Task prompt:
Leaving out every picture, retype the lines below from the top through the one that contains "in range(1, 29)]".

Information shown:
- - - - -

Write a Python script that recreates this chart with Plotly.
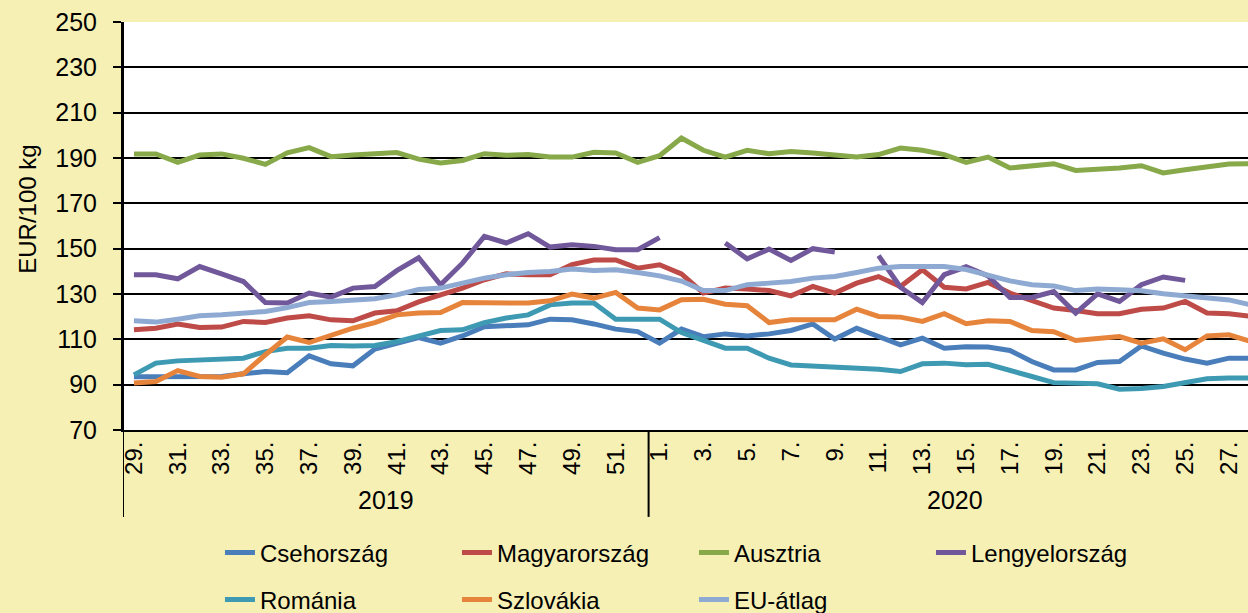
import plotly.graph_objects as go

# ---- data ----
years = ["2019"] * 24 + ["2020"] * 28
weeks = [f"{w}." for w in range(29, 53)] + [f"{w}." for w in range(1, 29)]

cseh = [93.5, 93.6, 93.9, 93.6, 93.6, 94.8, 95.8, 95.3, 102.7, 99.2, 98.3, 105.7, 108.3, 110.8,
        108.3, 111.5, 115.6, 116.0, 116.4, 118.9, 118.6, 116.8, 114.5, 113.4,
        108.3, 114.5, 111.2, 112.4, 111.5, 112.4, 113.9, 116.8, 110.1, 114.9, 111.0, 107.6,
        110.5, 106.1, 106.7, 106.6, 105.1, 100.2, 96.5, 96.5, 99.8, 100.2, 107.1, 103.9,
        101.3, 99.5, 101.7, 101.7]
magyar = [114.2, 114.9, 116.7, 115.2, 115.4, 117.9, 117.4, 119.4, 120.4, 118.6, 118.2, 121.6,
          122.6, 126.5, 129.6, 132.6, 136.3, 138.9, 138.5, 138.5, 143.0, 145.0, 145.0, 141.4,
          142.9, 138.9, 130.4, 132.6, 132.2, 131.5, 129.2, 133.3, 130.4, 134.8, 137.7, 133.3,
          140.7, 133.0, 132.2, 135.1, 130.4, 127.1, 123.8, 122.7, 121.3, 121.3, 123.3, 123.8,
          126.7, 121.6, 121.3, 120.1]
ausztria = [191.8, 191.8, 188.1, 191.3, 191.8, 189.9, 187.2, 192.3, 194.6, 190.6, 191.3, 192.0,
            192.4, 189.5, 187.8, 188.9, 191.9, 191.2, 191.5, 190.4, 190.4, 192.5, 192.2, 188.1,
            191.0, 198.8, 193.4, 190.4, 193.4, 191.9, 192.9, 192.2, 191.2, 190.4, 191.5, 194.4,
            193.4, 191.5, 188.1, 190.4, 185.6, 186.7, 187.5, 184.5, 184.8, 185.6, 186.6, 183.4,
            184.8, 186.3, 187.3, 187.5]
lengyel = [138.5, 138.5, 136.7, 142.1, 138.9, 135.5, 126.2, 126.0, 130.4, 128.6, 132.6, 133.3,
           140.3, 146.0, 134.1, 143.6, 155.4, 152.5, 156.6, 150.7, 151.7, 151.0, 149.5, 149.5,
           154.9, None, None, 152.5, 145.5, 149.8, 144.8, 150.0, 148.5, None, 146.9, 133.0,
           126.2, 138.5, 142.0, 138.0, 128.5, 128.5, 131.1, 121.6, 130.1, 126.7, 134.1, 137.5,
           136.0, None, None, None]
romania = [94.3, 99.5, 100.5, 100.8, 101.0, 101.7, 104.6, 106.1, 106.1, 107.3, 107.1, 107.3,
           109.0, 111.5, 113.9, 114.2, 117.4, 119.4, 120.8, 125.2, 126.0, 126.0, 118.9, 118.9,
           118.9, 113.0, 109.8, 106.1, 106.1, 101.7, 98.7, 98.3, 97.7, 97.3, 96.8, 95.8,
           99.2, 99.5, 98.8, 99.0, 96.5, 93.6, 90.9, 90.4, 90.4, 88.0, 88.3, 89.2,
           90.9, 92.6, 92.9, 92.9]
szlovakia = [90.7, 91.4, 96.2, 93.6, 93.3, 94.8, 103.2, 111.0, 108.6, 112.0, 114.9, 117.4,
             120.8, 121.6, 121.8, 126.2, 126.0, 125.7, 126.0, 127.0, 130.0, 128.2, 130.7, 123.8,
             123.0, 127.5, 127.7, 125.5, 124.8, 117.4, 118.6, 118.6, 118.6, 123.3, 120.1, 119.8,
             117.9, 121.3, 116.9, 118.2, 117.9, 113.9, 113.4, 109.5, 110.1, 111.2, 108.3, 110.2,
             105.4, 111.5, 112.0, 109.0]
eu = [118.2, 117.6, 118.9, 120.4, 120.8, 121.6, 122.3, 124.0, 126.2, 126.7, 127.4, 127.9,
      129.6, 132.0, 132.6, 134.8, 137.0, 138.5, 139.5, 139.9, 141.0, 140.4, 140.7, 139.5,
      138.0, 135.7, 131.5, 131.5, 134.1, 134.8, 135.5, 137.0, 137.7, 139.5, 141.4, 142.1,
      142.1, 142.1, 140.8, 138.2, 135.8, 134.1, 133.5, 131.5, 132.2, 131.9, 131.4, 130.1,
      129.2, 128.2, 127.4, 125.2]

series = [
    ("Csehország", cseh, "#4A7EBB", "legend"),
    ("Magyarország", magyar, "#BE4B48", "legend"),
    ("Ausztria", ausztria, "#87A94A", "legend"),
    ("Lengyelország", lengyel, "#71589B", "legend"),
    ("Románia", romania, "#3E9AB2", "legend2"),
    ("Szlovákia", szlovakia, "#E7843B", "legend2"),
    ("EU-átlag", eu, "#8EAAD3", "legend2"),
]

FONT = "Liberation Sans, Arial, sans-serif"
xidx = list(range(len(weeks)))

fig = go.Figure()
for name, vals, color, lg in series:
    fig.add_trace(go.Scatter(
        x=xidx, y=vals, name=name, mode="lines",
        line=dict(color=color, width=5), connectgaps=False, legend=lg,
    ))

tickvals = xidx[::2]
ticktext = weeks[::2]

fig.update_layout(
    width=1248, height=613,
    margin=dict(l=123, r=0, t=22, b=183, autoexpand=False),
    paper_bgcolor="#F6F0B5",
    plot_bgcolor="#FFFFFF",
    font=dict(family=FONT, color="black", size=24),
    showlegend=True,
    legend=dict(orientation="h", x=0.0862, xanchor="left", y=-0.3015, yanchor="middle",
                font=dict(size=24), entrywidth=192, bgcolor="rgba(0,0,0,0)"),
    legend2=dict(orientation="h", x=0.0862, xanchor="left", y=-0.4167, yanchor="middle",
                 font=dict(size=24), entrywidth=192, bgcolor="rgba(0,0,0,0)"),
    xaxis=dict(range=[-0.5, 50.87], tickmode="array", tickvals=tickvals, ticktext=ticktext,
               tickangle=-90, ticks="", showgrid=False, zeroline=False,
               showline=True, linecolor="black", linewidth=2,
               tickfont=dict(size=24, family=FONT)),
    yaxis=dict(range=[70, 250], dtick=20, tick0=70, showgrid=True, gridcolor="black",
               gridwidth=2, zeroline=False, showline=True, linecolor="black", linewidth=2,
               ticks="outside", ticklen=8, tickwidth=2, tickcolor="black",
               ticklabelstandoff=11, tickfont=dict(size=25, family=FONT)),
    annotations=[
        dict(text="EUR/100 kg", xref="paper", yref="paper", x=-0.0844, y=0.54,
             textangle=-90, showarrow=False, font=dict(size=24, family=FONT),
             xanchor="center", yanchor="middle"),
        dict(text="2019", xref="x", yref="paper", x=11.5, y=-0.1716, showarrow=False,
             font=dict(size=25, family=FONT), xanchor="center", yanchor="middle"),
        dict(text="2020", xref="x", yref="paper", x=37.5, y=-0.1716, showarrow=False,
             font=dict(size=25, family=FONT), xanchor="center", yanchor="middle"),
    ],
    shapes=[
        dict(type="line", xref="x", yref="paper", x0=-0.5, x1=-0.5, y0=1, y1=-0.213,
             line=dict(color="black", width=2)),
        dict(type="line", xref="x", yref="paper", x0=23.5, x1=23.5, y0=0, y1=-0.213,
             line=dict(color="black", width=2)),
    ],
)

fig.write_html("out.html",
               config={"displayModeBar": False},
               post_script="document.body.style.margin='0';document.body.style.padding='0';"
                           "document.documentElement.style.overflow='hidden';")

- - - - -

Completed task:
Write a Python script that recreates this chart with Plotly.
import plotly.graph_objects as go

# ---- data ----
years = ["2019"] * 24 + ["2020"] * 28
weeks = [f"{w}." for w in range(29, 53)] + [f"{w}." for w in range(1, 29)]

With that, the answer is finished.